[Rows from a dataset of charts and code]

-*-*-

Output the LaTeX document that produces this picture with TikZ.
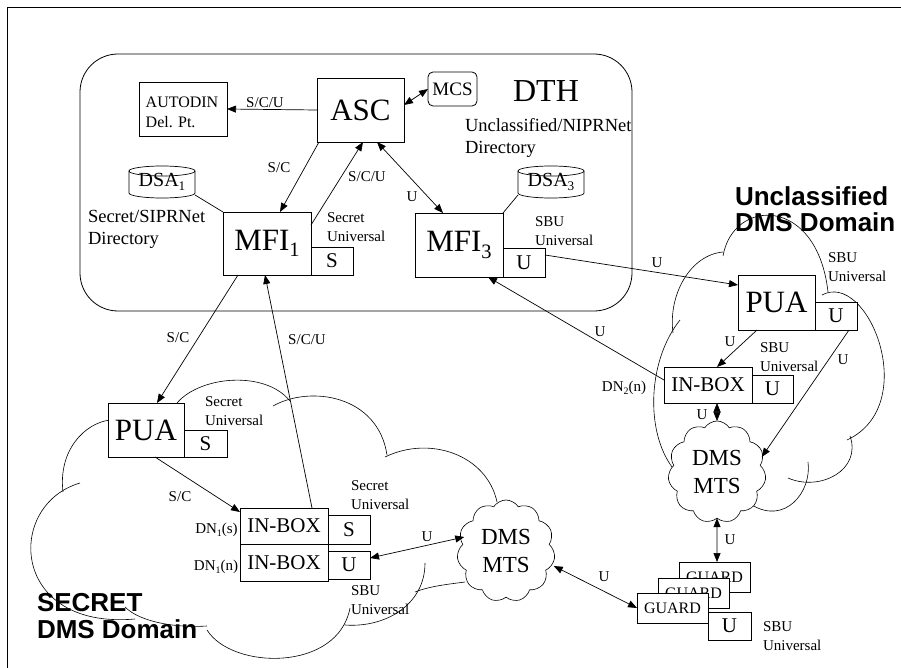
\documentclass[tikz,border=0pt]{standalone}
\usepackage{fontspec}
\setmainfont{Liberation Serif}
\newfontfamily\domainfont{Liberation Sans}
\usetikzlibrary{arrows.meta,shapes.symbols,calc}

% lowered, reduced index digit
\newcommand{\idx}[1]{\raisebox{-0.2em}{\scalebox{0.66}{#1}}}

\tikzset{
  every node/.style={inner sep=0pt, outer sep=0pt},
  box/.style={draw, fill=white, line width=0.8pt},
  bigtxt/.style={font=\fontsize{31}{31}\selectfont},
  midtxt/.style={font=\fontsize{21}{21}\selectfont},
  dsatxt/.style={font=\fontsize{20}{20}\selectfont},
  lab/.style={font=\fontsize{15}{19}\selectfont, align=left},
  dirlab/.style={font=\fontsize{18.5}{22}\selectfont, align=left},
  domtitle/.style={font=\domainfont\bfseries\fontsize{26}{26.5}\selectfont, align=left},
  tip/.style={-{Triangle[length=9pt,width=7pt]}, line width=0.7pt},
  bitip/.style={{Triangle[length=9pt,width=7pt]}-{Triangle[length=9pt,width=7pt]}, line width=0.7pt},
  tie/.style={line width=0.7pt},
  puff/.style={line width=0.6pt},
  mts/.style={cloud, cloud puffs=11, cloud puff arc=115, aspect=1, draw, fill=white,
    line width=0.6pt, minimum width=98pt, minimum height=102pt,
    font=\fontsize{23}{28}\selectfont, align=center}
}

\begin{document}
\begin{tikzpicture}[x=1pt,y=-1pt]
\useasboundingbox (0,0) rectangle (901,668);

% outer frame
\draw[line width=0.8pt] (7,668) -- (7,7) -- (901,7);

% DTH enclosure
\node[draw, line width=0.8pt, rounded corners=38pt, minimum width=552pt, minimum height=257pt] (dth) at (356,182.5) {};
\node[font=\fontsize{32}{32}\selectfont] (dthlab) at (546,91) {DTH};
\node[dirlab, anchor=west] (nipr) at (465,138) {Unclassified/NIPRNet\\Directory};
\node[dirlab, anchor=west] (sipr) at (88,229) {Secret/SIPRNet\\Directory};

% SECRET domain outline
\draw[puff] (63,492) .. controls (58,450) and (85,423) .. (110,420);
\draw[puff] (177,403) .. controls (200,376) and (265,370) .. (290,401);
\draw[puff] (273,406) .. controls (310,385) and (378,395) .. (387,455);
\draw[puff] (385,457) .. controls (430,435) and (487,455) .. (497,502);
\draw[puff] (425,563) .. controls (425,605) and (385,628) .. (345,625);
\draw[puff] (415,592) .. controls (430,586) and (450,584) .. (465,582);
\draw[puff] (350,608) .. controls (338,672) and (232,670) .. (207,630);
\draw[puff] (80,483) .. controls (5,505) and (10,630) .. (135,619);
\draw[puff] (125,607) .. controls (140,622) and (175,628) .. (207,626);

% Unclassified domain outline
\draw[puff] (673,333) .. controls (668,295) and (690,255) .. (723,252);
\draw[puff] (723,256) .. controls (733,198) and (817,195) .. (828,292);
\draw[puff] (822,295) .. controls (868,270) and (922,405) .. (847,440);
\draw[puff] (850,436) .. controls (862,470) and (820,492) .. (788,478);
\draw[puff] (808,462) .. controls (812,492) and (785,525) .. (752,505);
\draw[puff] (680,320) .. controls (648,360) and (645,430) .. (672,467);

% domain titles
\node[domtitle, anchor=west] (secdom) at (37,616) {SECRET\\DMS Domain};
\node[domtitle, anchor=west] (unclsdom) at (735,209) {Unclassified\\DMS Domain};

% message transfer clouds
\node[mts] (lmts) at (506,551) {DMS\\MTS};
\node[mts] (rmts) at (717,472) {DMS\\MTS};

% DTH components
\node[box, bigtxt, minimum width=87pt, minimum height=64pt] (asc) at (360.5,110) {ASC};
\node[box, minimum width=88pt, minimum height=54pt] (autodin) at (183,109) {};
\node[font=\fontsize{16}{20}\selectfont, align=left] (autodintxt) at (182,112) {AUTODIN\\Del. Pt.};
\node[box, rounded corners=5pt, font=\fontsize{19}{19}\selectfont, minimum width=49pt, minimum height=34pt] (mcs) at (452.5,89) {MCS};
\node[box, bigtxt, minimum width=88pt, minimum height=63pt] (mfi1) at (267,243.5) {MFI\idx{1}};
\node[box, midtxt, minimum width=42pt, minimum height=28pt] (mfi1s) at (332,261) {S};
\node[box, bigtxt, minimum width=88pt, minimum height=64pt] (mfi3) at (459,245) {MFI\idx{3}};
\node[box, midtxt, minimum width=42pt, minimum height=29pt] (mfi3u) at (524,262.5) {U};

% directory stores
\foreach \nm/\cx/\sub in {dsa1/162/1, dsa3/551/3}{
  \node[dsatxt, minimum width=66pt, minimum height=32pt] (\nm) at (\cx,182) {DSA\idx{\sub}};
  \draw[line width=0.7pt] ([yshift=-5pt]\nm.north west) -- ([yshift=5pt]\nm.south west)
    arc[start angle=180, end angle=360, x radius=33pt, y radius=5pt]
    -- ([yshift=-5pt]\nm.north east);
  \draw[line width=0.7pt] ([yshift=-5pt]\nm.north) ellipse[x radius=33pt, y radius=5pt];
}

% SECRET side components
\node[box, bigtxt, minimum width=76pt, minimum height=54pt] (lpua) at (146,430) {PUA};
\node[box, midtxt, minimum width=43pt, minimum height=27pt] (lpuas) at (205.5,443.5) {S};
\node[box, midtxt, minimum width=88pt, minimum height=36pt] (linbs) at (284,526) {IN-BOX};
\node[box, midtxt, minimum width=42pt, minimum height=29pt] (linbss) at (349,529.5) {S};
\node[box, midtxt, minimum width=88pt, minimum height=37pt] (linbn) at (284,562.5) {IN-BOX};
\node[box, midtxt, minimum width=42pt, minimum height=28pt] (linbnu) at (349,565) {U};

% Unclassified side components
\node[box, bigtxt, minimum width=77pt, minimum height=55pt] (rpua) at (776.5,302.5) {PUA};
\node[box, midtxt, minimum width=42pt, minimum height=28pt] (rpuau) at (836,316) {U};
\node[box, midtxt, minimum width=88pt, minimum height=36pt] (rinb) at (708,385) {IN-BOX};
\node[box, midtxt, minimum width=41pt, minimum height=28pt] (rinbu) at (772.5,389) {U};

% guard stack
\node[box, font=\fontsize{16}{16}\selectfont, minimum width=71pt, minimum height=30pt] (gback) at (714.5,577) {GUARD};
\node[box, font=\fontsize{16}{16}\selectfont, minimum width=71pt, minimum height=30pt] (gmid) at (693.5,593) {GUARD};
\node[box, font=\fontsize{16}{16}\selectfont, minimum width=71pt, minimum height=30pt] (gfront) at (672.5,608) {GUARD};
\node[box, midtxt, minimum width=43pt, minimum height=28pt] (gu) at (729.5,626) {U};

% DTH connectors
\draw[tip] (asc.west) -- (autodin.east);
\draw[bitip] ([yshift=5pt]asc.east) -- (mcs.west);
\draw[tip] ([xshift=2pt]asc.south west) -- ([xshift=13pt]mfi1.north);
\draw[tip] ([yshift=-13pt]mfi1.north east) -- ([xshift=2.5pt]asc.south);
\draw[bitip] ([xshift=16.5pt]asc.south) -- ([xshift=-16pt]mfi3.north);
\draw[tie] ([yshift=3pt]dsa1.south east) -- (mfi1.north west);
\draw[tie] ([yshift=3pt]dsa3.south west) -- (mfi3.north east);

% cross-domain connectors
\draw[tip] ([yshift=7.5pt]mfi3u.east) -- ([yshift=17.5pt]rpua.west);
\draw[tip] ([yshift=5pt]rinb.west) -- ([xshift=29pt]mfi3.south);
\draw[tip] ([xshift=15pt]mfi1.south west) -- ([xshift=11pt]lpua.north);
\draw[tip] ([xshift=28pt]linbs.north) -- ([xshift=-2pt]mfi1.south);

% Unclassified domain connectors
\draw[tip] ([xshift=-19.5pt]rpua.south) -- ([xshift=9pt]rinb.north);
\draw[tip] ([xshift=13pt]rpuau.south) -- ([xshift=-3pt,yshift=15pt]rmts.east);
\draw[bitip] ([xshift=9pt]rinb.south) -- (rmts.north);
\draw[bitip] (rmts.south) -- ([xshift=2.5pt]gback.north);

% SECRET domain connectors
\draw[tip] ([xshift=9pt]lpua.south) -- ([yshift=-4pt]linbs.north west);
\draw[bitip] ([yshift=7pt]linbnu.east) -- ([xshift=6pt,yshift=14pt]lmts.west);
\draw[bitip] ([yshift=-15pt]lmts.east) -- (gfront.west);

% connector labels
\node[lab] (l1) at (265,103) {S/C/U};
\node[lab] (l2) at (279,168) {S/C};
\node[lab] (l3) at (367,177) {S/C/U};
\node[lab] (l4) at (412,197) {U};
\node[lab] (l5) at (657,263) {U};
\node[lab] (l6) at (600,332) {U};
\node[lab] (l7) at (730,342) {U};
\node[lab] (l8) at (843,360) {U};
\node[lab] (l9) at (702,415) {U};
\node[lab] (l10) at (730,540) {U};
\node[lab] (l11) at (604,577) {U};
\node[lab] (l12) at (427,537) {U};
\node[lab] (l13) at (178,338) {S/C};
\node[lab] (l14) at (307,340) {S/C/U};
\node[lab] (l15) at (180,497) {S/C};

% classification notes
\node[lab, anchor=west] (n1) at (327,227.5) {Secret\\Universal};
\node[lab, anchor=west] (n2) at (535,231.5) {SBU\\Universal};
\node[lab, anchor=west] (n3) at (828,267.5) {SBU\\Universal};
\node[lab, anchor=west] (n4) at (760,357.5) {SBU\\Universal};
\node[lab, anchor=west] (n5) at (763,636) {SBU\\Universal};
\node[lab, anchor=west] (n6) at (205,411.5) {Secret\\Universal};
\node[lab, anchor=west] (n7) at (351,495.5) {Secret\\Universal};
\node[lab, anchor=west] (n8) at (351,600.5) {SBU\\Universal};

% distinguished names
\node[lab] (dn1s) at (216.5,530) {DN\idx{1}(s)};
\node[lab] (dn1n) at (216,567) {DN\idx{1}(n)};
\node[lab] (dn2n) at (624,388) {DN\idx{2}(n)};
\end{tikzpicture}
\end{document}
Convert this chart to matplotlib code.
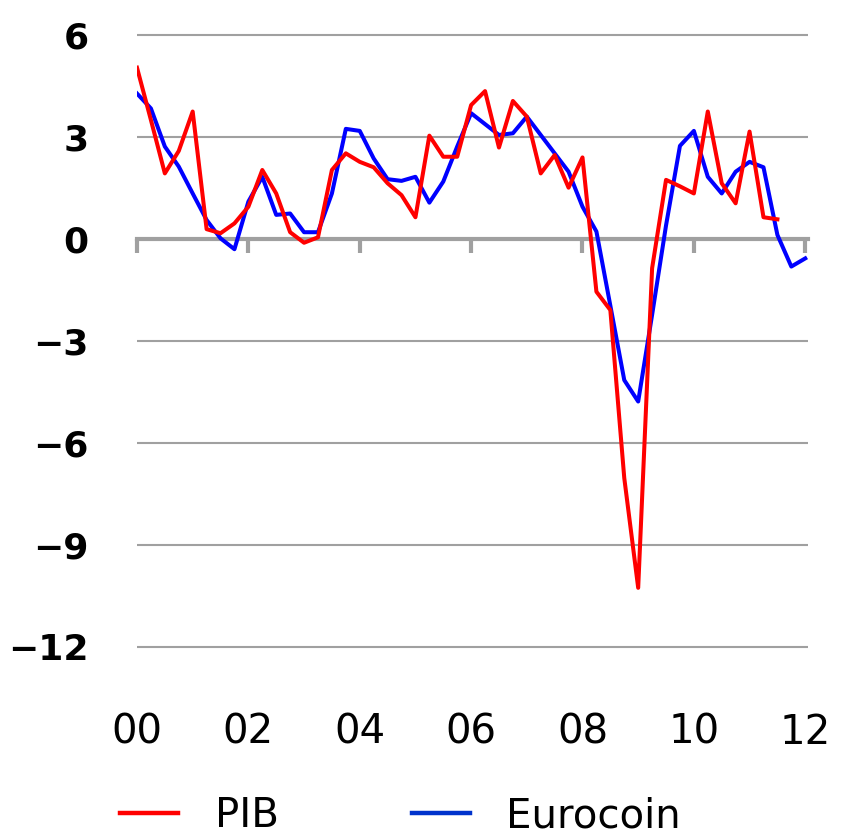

-*-*-

• Problem statement: Wherever the string "this" appears in the entries above, list that line.

• Written solution:
Output the LaTeX document that produces this picture with TikZ.
Convert this chart to matplotlib code.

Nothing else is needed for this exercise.